Кстати, я спросил Крючкова, правда ли, что первая кандидатура на пост председателя КГБ в случае переворота и возврата к тоталитаризму − именно Бобков? Мой собеседник расшаркался перед замом, сказав, что, как ему кажется, тот стоит на правильных политических позициях, поддерживает перестройку и уж никак не готовится к посту председателя КГБ. Впрочем, под конец Крючков добавил:
− Будем считать ваши слова сигналом и поинтересуемся у него.
Так я стал еще и доносчиком, стукачом. Возможно, возбужденный мной интерес к фигуре Бобкова сказался неблагоприятными для него образом, поскольку через несколько дней после публикации интервью Крючков отправил его в отставку.
Впрочем, отставного первого крючковского зама тут же трудоустроил тот же Язов − взял его к себе в советники (замечательная это должность − «советник»: когда некуда приткнуть нужного человека, тут же она и возникает, а что там советник советует, − это уже дело десятое).
Во время августовского путча неожиданно всплыл и сынишка Филиппа Бобкова − Сергей Бобков, дотоле никому не известный поэт. Оказалось, он тоже советник, или, точнее, советчик. 20 августа он явился в Союз писателей и стал настоятельно советовать не на шутку перетрусившим союзписательским секретарям выступить в поддержку ГКЧП.
Так что, как представлялось, и у Язова, и у Крючкова была ясно очерченная функция в политической борьбе − прикрывать тылы Горбачева. Выполняя ее, они вроде бы обеспечивали себе вполне надежное и устойчивое карьерное долгожительство. Дело, однако, в том, что Горбачев не был ни единственным, ни главным их хозяином. Можно предположить, что главным хозяином был невидимый монстр, главный противник горбачевских начинаний, имя которому − партийно-советская номенклатура, военно-промышленный комплекс. Именно он диктовал Крючкову и Язову правила игры. Главным правилом, главным условием их пребывания на своих постах как раз и было, чтобы постепенно, шаг за шагом − через Тбилиси, через Баку, через Вильнюс, через парадно-картофельные передвижения войск − они вели дело к военному перевороту. Хочешь − играй, не хочешь − уступи место другому. Таково было условие.

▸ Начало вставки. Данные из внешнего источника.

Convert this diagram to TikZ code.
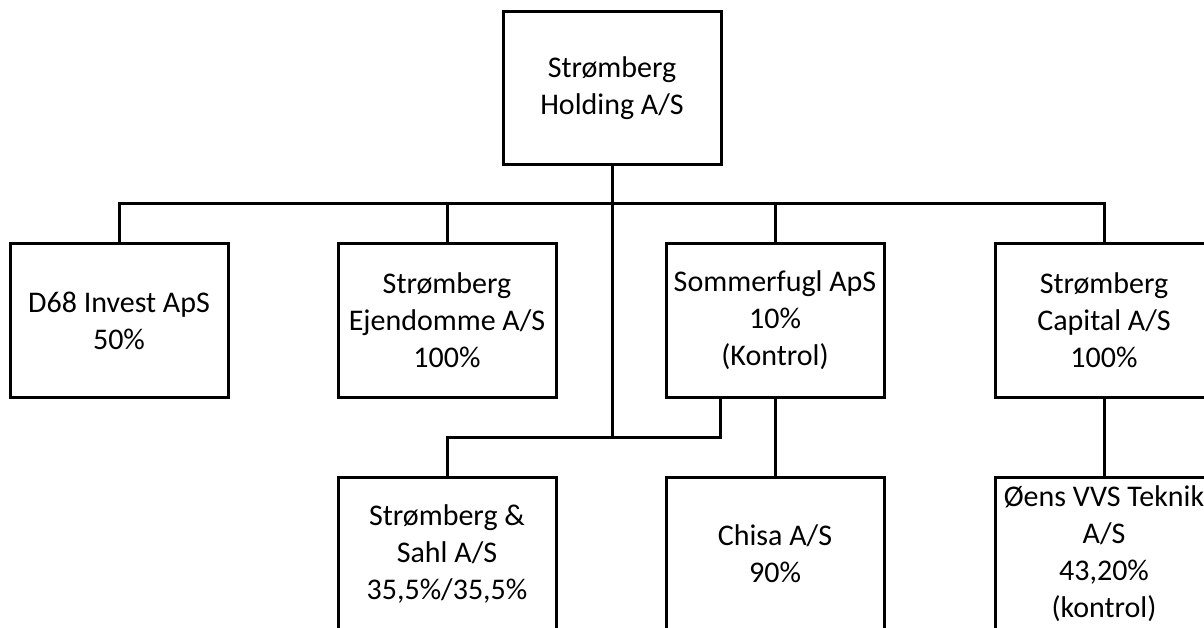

Язов и Крючков принялись играть. Причем с известной долей азарта, хотя и с понятной долей трусости. В целом все это отвечало их кондовым взглядам, кондовому образу мыслей. Крючков, например, напрочь не понимал и не принимал рынок. В этом, как уже говорилось, я убедился во время нашей беседы. Деятельность предпринимателей он считал экономическим саботажем. Основную задачу госбезопасности видел в защите «социалистического строя». То есть весь джентльменский набор представлений брежневско-черненковских времен был при нем. А все заверения о приверженности перестройке, демократии, закону, которыми он сыпал на каждом шагу, были не более чем словесным прикрытием, дымовой завесой.
Выйдя от Крючкова, мы еще около часа сидели у Сергея Дьякова. Опять пили чай, на этот раз − с бутербродами. Дьяков все сокрушался по поводу несправедливости судьбы: сколько можно отождествлять нынешний КГБ с его предшественниками − ВЧК, ОГПУ, НКВД? Это ведь совсем другая организация, ничего общего с теми не имеющая!
− Ко мне каждый день приходят молодые сотрудники, − говорил Дьяков, − и задают мне один и тот же вопрос: «Скажите, в чем наша вина? Мы ведь никого не расстреливали, не пытали. Почему все на нас смотрят как на убийц и палачей?» Что я им могу ответить?
Я сказал то же, что говорил и Крючкову: по-моему, КГБ надо разделить на два ведомства − по типу ЦРУ и ФБР. Первое занималось бы разведкой и контрразведкой (куда ж денешься, надо: все этим занимаются), второе − боролось бы с особо серьезной, «государственной», преступностью (тоже надо). И − никакой политической полиции! И, конечно, надо расстаться с этой ненавистной аббревиатурой − КГБ (не НКВД, конечно, но тоже, доложу я вам). Вот тогда не возникнет никаких вопросов у молодых сотрудников.